Requirement → Write the data out again exactly, with no pictures.

Records with drawing code
+ + + + + + +
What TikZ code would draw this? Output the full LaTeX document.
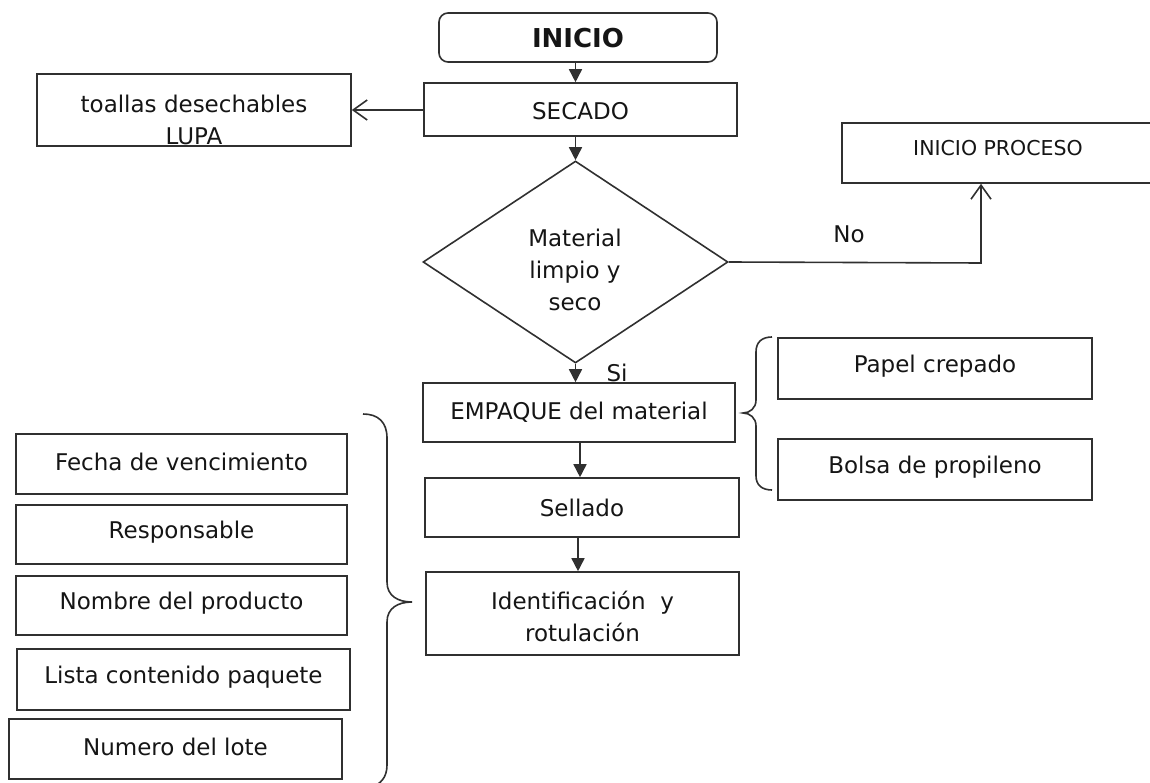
\documentclass[tikz,border=0pt]{standalone}
\usepackage{fontspec}
\setmainfont{DejaVu Sans}
\usetikzlibrary{arrows.meta,shapes.geometric}
\definecolor{ln}{HTML}{303030}
\definecolor{tx}{HTML}{151515}
\begin{document}
\begin{tikzpicture}[x=1pt,y=-1pt,
  every node/.style={font=\fontsize{23}{32}\selectfont,text=tx},
  box/.style={draw=ln,line width=1.6pt,rectangle,inner sep=0pt},
  txt/.style={inner sep=0pt,align=center},
  flow/.style={draw=ln,line width=1.6pt,-{Triangle[length=13pt,width=13pt]}},
  barb/.style={draw=ln,line width=1.6pt,-{Straight Barb[length=14pt,width=20pt,line width=1.6pt]}},
  brc/.style={draw=ln,line width=1.6pt}
  ]
\useasboundingbox (0,0) rectangle (1150,783);
% top flow
\node[box,rounded corners=9pt,minimum width=278,minimum height=49] (inicio) at (578,37.5) {};
\node[txt,font=\fontsize{26}{30}\selectfont\bfseries] (inicioT) at (578,38) {INICIO};
\node[box,minimum width=313,minimum height=53] (secado) at (580.5,109.5) {};
\node[txt] (secadoT) at (580.5,111) {SECADO};
\node[box,minimum width=314,minimum height=72] (toallas) at (194,110) {};
\node[txt] (toallasT) at (194,120) {toallas desechables\\LUPA};
\node[draw=ln,line width=1.6pt,diamond,shape aspect=1.5,inner sep=0pt,minimum width=305,minimum height=202] (dia) at (575.5,262) {};
\node[txt] (diaT) at (575,270) {Material\\limpio y\\seco};
\node[box,minimum width=313,minimum height=60] (proc) at (998.5,153) {};
\node[txt,font=\fontsize{20.5}{24}\selectfont] (procT) at (998,148) {INICIO PROCESO};
\node[txt] (noT) at (849,234) {No};
\node[txt] (siT) at (617,373) {Si};
% main column
\node[box,minimum width=312,minimum height=59] (emp) at (579,412.5) {EMPAQUE del material};
\node[box,minimum width=314,minimum height=59] (sel) at (582,507.5) {Sellado};
\node[box,minimum width=313,minimum height=83] (ide) at (582.5,613.5) {};
\node[txt] (ideT) at (582.5,616) {Identificación\ \ y\\rotulación};
% right boxes
\node[box,minimum width=314,minimum height=61] (papel) at (935,368.5) {};
\node[txt] (papelT) at (935,366) {Papel crepado};
\node[box,minimum width=314,minimum height=61] (bolsa) at (935,469.5) {};
\node[txt] (bolsaT) at (935,467) {Bolsa de propileno};
% left boxes
\node[box,minimum width=331,minimum height=60] (fecha) at (181.5,464) {};
\node[txt] (fechaT) at (181.5,462) {Fecha de vencimiento};
\node[box,minimum width=331,minimum height=59] (resp) at (181.5,534.5) {};
\node[txt] (respT) at (181.5,532) {Responsable};
\node[box,minimum width=331,minimum height=59] (nomb) at (181.5,605.5) {};
\node[txt] (nombT) at (181.5,603) {Nombre del producto};
\node[box,minimum width=333,minimum height=61] (lista) at (183.5,679.5) {};
\node[txt] (listaT) at (183.5,677) {Lista contenido paquete};
\node[box,minimum width=333,minimum height=60] (num) at (175.5,749) {};
\node[txt] (numT) at (175.5,747) {Numero del lote};
% connectors
\draw[flow] (inicio.south -| dia.north) -- (secado.north -| dia.north);
\draw[flow] (secado.south -| dia.north) -- (dia.north);
\draw[barb] (secado.west |- toallas.east) -- (toallas.east);
\coordinate (nocorner) at (981,263);
\draw[barb] (dia.east) -- (nocorner) -- (nocorner |- proc.south);
\draw[flow] (dia.south) -- (dia.south |- emp.north);
\coordinate (c1) at (580,0);
\draw[flow] (emp.south -| c1) -- (sel.north -| c1);
\coordinate (c2) at (578,0);
\draw[flow] (sel.south -| c2) -- (ide.north -| c2);
% small brace
\draw[brc] (772,337) .. controls (762,337) and (756,342) .. (756,352) -- (756,400)
  .. controls (756,408) and (750,413) .. (743,413)
  .. controls (750,413) and (756,418) .. (756,426) -- (756,476)
  .. controls (756,485) and (762,490) .. (772,490);
% big brace
\draw[brc] (363,414) .. controls (378,414) and (387,422) .. (387,438) -- (387,582)
  .. controls (387,596) and (398,602) .. (412,602)
  .. controls (398,602) and (387,608) .. (387,622) -- (387,765)
  .. controls (387,778) and (380,784) .. (372,787);
\end{tikzpicture}
\end{document}
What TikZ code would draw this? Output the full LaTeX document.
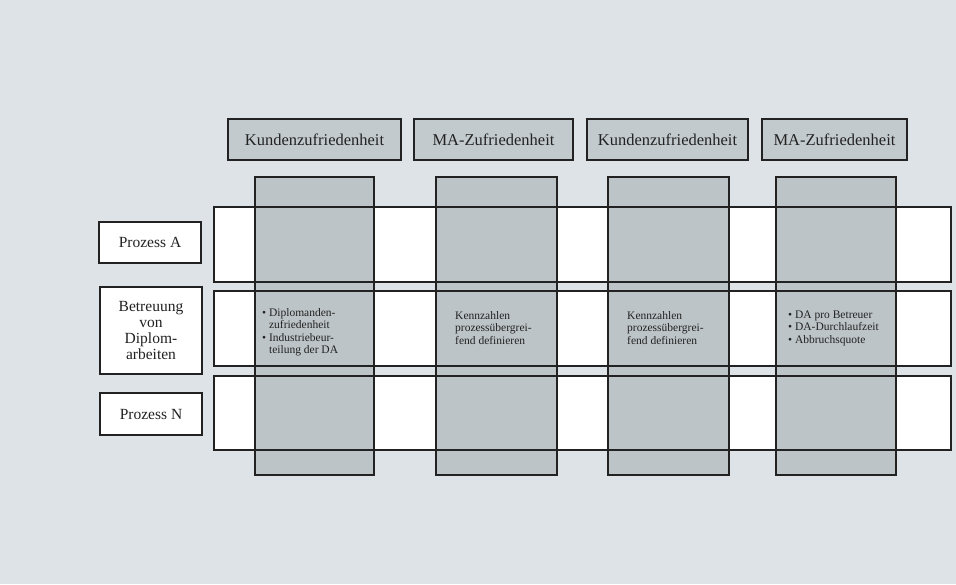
+ + + + + + +
Output →
What TikZ code would draw this? Output the full LaTeX document.
\documentclass[tikz,border=0pt]{standalone}
\usepackage{fontspec}
\setmainfont{DejaVu Sans}
\usetikzlibrary{arrows.meta,shapes.geometric}
\definecolor{ln}{HTML}{303030}
\definecolor{tx}{HTML}{151515}
\begin{document}
\begin{tikzpicture}[x=1pt,y=-1pt,
  every node/.style={font=\fontsize{23}{32}\selectfont,text=tx},
  box/.style={draw=ln,line width=1.6pt,rectangle,inner sep=0pt},
  txt/.style={inner sep=0pt,align=center},
  flow/.style={draw=ln,line width=1.6pt,-{Triangle[length=13pt,width=13pt]}},
  barb/.style={draw=ln,line width=1.6pt,-{Straight Barb[length=14pt,width=20pt,line width=1.6pt]}},
  brc/.style={draw=ln,line width=1.6pt}
  ]
\useasboundingbox (0,0) rectangle (1150,783);
% top flow
\node[box,rounded corners=9pt,minimum width=278,minimum height=49] (inicio) at (578,37.5) {};
\node[txt,font=\fontsize{26}{30}\selectfont\bfseries] (inicioT) at (578,38) {INICIO};
\node[box,minimum width=313,minimum height=53] (secado) at (580.5,109.5) {};
\node[txt] (secadoT) at (580.5,111) {SECADO};
\node[box,minimum width=314,minimum height=72] (toallas) at (194,110) {};
\node[txt] (toallasT) at (194,120) {toallas desechables\\LUPA};
\node[draw=ln,line width=1.6pt,diamond,shape aspect=1.5,inner sep=0pt,minimum width=305,minimum height=202] (dia) at (575.5,262) {};
\node[txt] (diaT) at (575,270) {Material\\limpio y\\seco};
\node[box,minimum width=313,minimum height=60] (proc) at (998.5,153) {};
\node[txt,font=\fontsize{20.5}{24}\selectfont] (procT) at (998,148) {INICIO PROCESO};
\node[txt] (noT) at (849,234) {No};
\node[txt] (siT) at (617,373) {Si};
% main column
\node[box,minimum width=312,minimum height=59] (emp) at (579,412.5) {EMPAQUE del material};
\node[box,minimum width=314,minimum height=59] (sel) at (582,507.5) {Sellado};
\node[box,minimum width=313,minimum height=83] (ide) at (582.5,613.5) {};
\node[txt] (ideT) at (582.5,616) {Identificación\ \ y\\rotulación};
% right boxes
\node[box,minimum width=314,minimum height=61] (papel) at (935,368.5) {};
\node[txt] (papelT) at (935,366) {Papel crepado};
\node[box,minimum width=314,minimum height=61] (bolsa) at (935,469.5) {};
\node[txt] (bolsaT) at (935,467) {Bolsa de propileno};
% left boxes
\node[box,minimum width=331,minimum height=60] (fecha) at (181.5,464) {};
\node[txt] (fechaT) at (181.5,462) {Fecha de vencimiento};
\node[box,minimum width=331,minimum height=59] (resp) at (181.5,534.5) {};
\node[txt] (respT) at (181.5,532) {Responsable};
\node[box,minimum width=331,minimum height=59] (nomb) at (181.5,605.5) {};
\node[txt] (nombT) at (181.5,603) {Nombre del producto};
\node[box,minimum width=333,minimum height=61] (lista) at (183.5,679.5) {};
\node[txt] (listaT) at (183.5,677) {Lista contenido paquete};
\node[box,minimum width=333,minimum height=60] (num) at (175.5,749) {};
\node[txt] (numT) at (175.5,747) {Numero del lote};
% connectors
\draw[flow] (inicio.south -| dia.north) -- (secado.north -| dia.north);
\draw[flow] (secado.south -| dia.north) -- (dia.north);
\draw[barb] (secado.west |- toallas.east) -- (toallas.east);
\coordinate (nocorner) at (981,263);
\draw[barb] (dia.east) -- (nocorner) -- (nocorner |- proc.south);
\draw[flow] (dia.south) -- (dia.south |- emp.north);
\coordinate (c1) at (580,0);
\draw[flow] (emp.south -| c1) -- (sel.north -| c1);
\coordinate (c2) at (578,0);
\draw[flow] (sel.south -| c2) -- (ide.north -| c2);
% small brace
\draw[brc] (772,337) .. controls (762,337) and (756,342) .. (756,352) -- (756,400)
  .. controls (756,408) and (750,413) .. (743,413)
  .. controls (750,413) and (756,418) .. (756,426) -- (756,476)
  .. controls (756,485) and (762,490) .. (772,490);
% big brace
\draw[brc] (363,414) .. controls (378,414) and (387,422) .. (387,438) -- (387,582)
  .. controls (387,596) and (398,602) .. (412,602)
  .. controls (398,602) and (387,608) .. (387,622) -- (387,765)
  .. controls (387,778) and (380,784) .. (372,787);
\end{tikzpicture}
\end{document}
What TikZ code would draw this? Output the full LaTeX document.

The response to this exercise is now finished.